Tidak terasa kurang dari 365 hari lagi, Pemilu di tingkat Pusat baik Presiden maupun Legislatif akan berlangsung di Bumi Pertiwi. Namun di tingkat daerah tak terkecuali kabupaten sudah sangat marak sekali sambutannya di kalangan masyarakat.
Obrolan warung kopi sudah menjurus pada topik hangat tersebut, siapa yang nanti akan diusung bahkan siapa yang nanti akan menang di kontestasi yang akan datang. Tidak terkecuali yang dirasakan di jejeran pemerintahan lokal.
Wabil khusus yang kini sedang menjabat belum lama alias produk pesta demokrasi 2020 lalu, apalagi kader partai.
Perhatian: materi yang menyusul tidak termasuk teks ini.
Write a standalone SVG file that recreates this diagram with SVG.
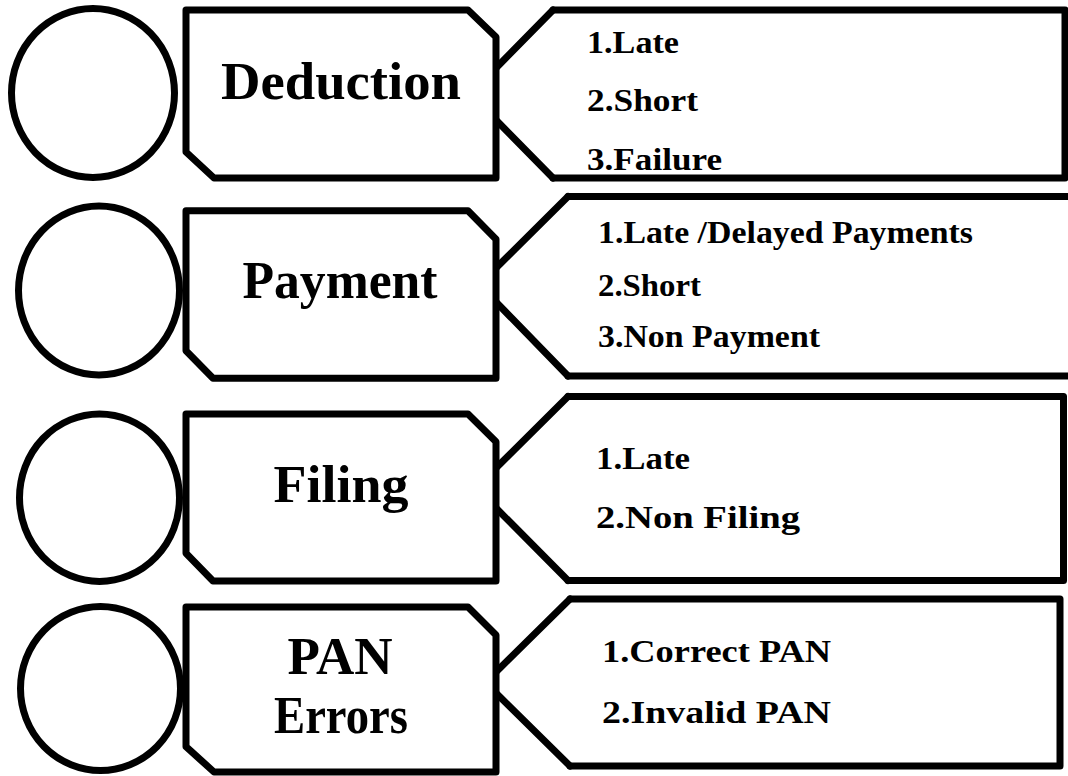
<svg xmlns="http://www.w3.org/2000/svg" width="1068" height="776" viewBox="0 0 1068 776">
<style>
.sh{fill:#fff;stroke:#000;stroke-width:7;stroke-linejoin:round;stroke-linecap:round}
.cn{fill:none;stroke:#000;stroke-width:7;stroke-linecap:round}
.lb{font-family:"Liberation Serif","Times New Roman",serif;font-weight:bold;font-size:52px;fill:#000;text-anchor:middle}
.it{font-family:"Liberation Serif","Times New Roman",serif;font-weight:bold;font-size:32.5px;fill:#000}
</style>
<rect width="1068" height="776" fill="#fff"/>
<g id="row1-items"><path class="sh" d="M553,10 H1065 V178 H553"/>
<text class="it" x="587" y="53" textLength="92" lengthAdjust="spacingAndGlyphs">1.Late</text>
<text class="it" x="587" y="111" textLength="111" lengthAdjust="spacingAndGlyphs">2.Short</text>
<text class="it" x="587" y="170" textLength="135" lengthAdjust="spacingAndGlyphs">3.Failure</text></g>
<g id="row2-items"><path class="sh" d="M568,196.5 H1075 V376 H568"/>
<text class="it" x="598" y="243" textLength="375" lengthAdjust="spacingAndGlyphs">1.Late /Delayed Payments</text>
<text class="it" x="598" y="296" textLength="103" lengthAdjust="spacingAndGlyphs">2.Short</text>
<text class="it" x="598" y="347" textLength="222" lengthAdjust="spacingAndGlyphs">3.Non Payment</text></g>
<g id="row3-items"><path class="sh" d="M568,396.5 H1063.5 V580.5 H568"/>
<text class="it" x="596" y="469" textLength="94" lengthAdjust="spacingAndGlyphs">1.Late</text>
<text class="it" x="596" y="528" textLength="204" lengthAdjust="spacingAndGlyphs">2.Non Filing</text></g>
<g id="row4-items"><path class="sh" d="M570,599 H1060 V766 H570"/>
<text class="it" x="602" y="662" textLength="229" lengthAdjust="spacingAndGlyphs">1.Correct PAN</text>
<text class="it" x="602" y="723" textLength="229" lengthAdjust="spacingAndGlyphs">2.Invalid PAN</text></g>
<g id="connectors">
<path class="cn" d="M496,68 L553,10 M496,120 L553,178"/>
<path class="cn" d="M496,268 L568,196.5 M496,302 L568,376"/>
<path class="cn" d="M496,468 L568,396.5 M496,508 L568,580.5"/>
<path class="cn" d="M496,672 L570,599 M496,693 L570,766"/>
</g>
<g id="circle1"><ellipse class="sh" cx="93" cy="93" rx="81.5" ry="84.5"/></g>
<g id="circle2"><ellipse class="sh" cx="99" cy="290.5" rx="80.5" ry="84.5"/></g>
<g id="circle3"><ellipse class="sh" cx="99.5" cy="497.7" rx="80" ry="83.7"/></g>
<g id="circle4"><ellipse class="sh" cx="100.5" cy="688.5" rx="80" ry="82"/></g>
<g id="deduction"><polygon class="sh" points="186,10 468,10 496,37 496,178 214,178 186,152"/>
<text class="lb" x="341" y="99" textLength="240" lengthAdjust="spacingAndGlyphs">Deduction</text></g>
<g id="payment"><polygon class="sh" points="186,210.7 468,210.7 496,239.3 496,378.3 213,378.3 186,350.7"/>
<text class="lb" x="340" y="298" textLength="195" lengthAdjust="spacingAndGlyphs">Payment</text></g>
<g id="filing"><polygon class="sh" points="186,414 468,414 496,441.7 496,581 213,581 186,553.3"/>
<text class="lb" x="341" y="501.7" textLength="135" lengthAdjust="spacingAndGlyphs">Filing</text></g>
<g id="pan-errors"><polygon class="sh" points="186,607 468,607 496,635 496,772 214,772 186,746.7"/>
<text class="lb" x="340" y="674" textLength="105" lengthAdjust="spacingAndGlyphs">PAN</text>
<text class="lb" x="341" y="733" textLength="134" lengthAdjust="spacingAndGlyphs">Errors</text></g>
</svg>
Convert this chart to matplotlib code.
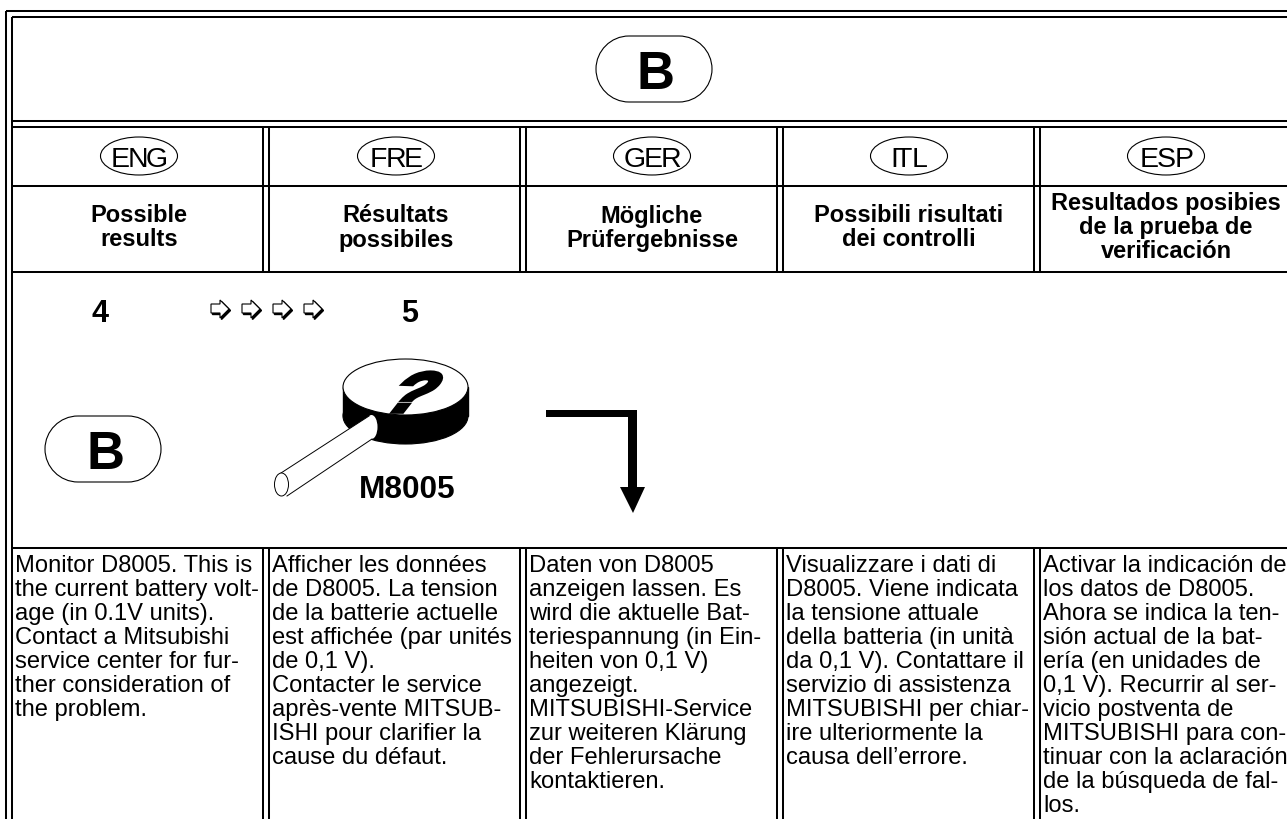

Nyatanya, kekuatan mereka selama memasuki tepat di tahun ke 2 sejak Februari 2021 dilantik belum bisa menjamin eksistensi mereka bisa dipertahankan dalam kuasa eksekutif.
Nyatanya, ancaman untuk tidak terpilih lagi masih ada. Maka demikian, jalan satu-satunya mereka turun langsung untuk mengukur seberapa besar eksistensi partai yang mengusungnya.
Hal ini juga selaras dengan keinginan di Pusat, terutama DPP secara khusus Bappilu di masing-masing partai. Mereka juga memahami bahwa Pilkada juga bukan main-main namun menjadi rumit bilamana berlangsung di tahun yang sama dengan Pileg bahkan suara di Pileg digunakan untuk menentukan usungan calon yang dituju.
Mungkin lain cerita jika casenya adalah setelah sang Kepala Daerah memasuki periode kedua dan sebentar akan berakhir, tak masalah untuk dia menjabat di Legislatif bahkan tak tanggung lagi untuk sampai ke Senayan.
Mengingat, yang kita ketahui bersama bahwa Kepala Daerah (atau Wakil) yang merupakan kader partai pasti sudah berkecimpung di DPRD baik di tingkat Kabupaten/Kota maupun Provinsi sehingga tidak mungkin lagi untuk mereka turun ke 'kolam' yang sama pasti mencari 'empang' atau 'waduk' yaitu DPR RI.
Hal ini yang dikaji oleh Bappilu masing-masing partai. Bahkan pertimbangan baik secara desas-desus maupun belakangan sempat terucap oleh tiap kepala daerah merupakan sebuah kesempatan bagi masing-masing partai untuk bisa membuat sebuah tolak ukur.
Rakyat juga menilai bahwa bilamana seorang kepala daerah sudah memutuskan akan nyaleg, setidaknya mereka juga flashback pada kepemimpinan sebagai seorang eksekutif, apalagi yang sudah memimpin 2 periode.
Rakyat sudah punya database matang dan alami soal peluang orang tersebut, kompetensi atau rekam jejak bisa ternilai dari situ apalagi yang 2 periode. Seorang pejabat jika terpilih lagi, berarti kepercayaan rakyat bukan 'kaleng-kaleng' bahkan jika diadu untuk kontestasi yang lebih tinggi otomatis dia bakal menang.
Bappilu atau DPP partai pun takkan memusingkan lagi perkara kaderisasi maupun pendidikan politik dasar layaknya training caleg kepada sosok yang baru. Ibarat kata, partai tidak lagi pusing seperti berjudi pada keberuntungan.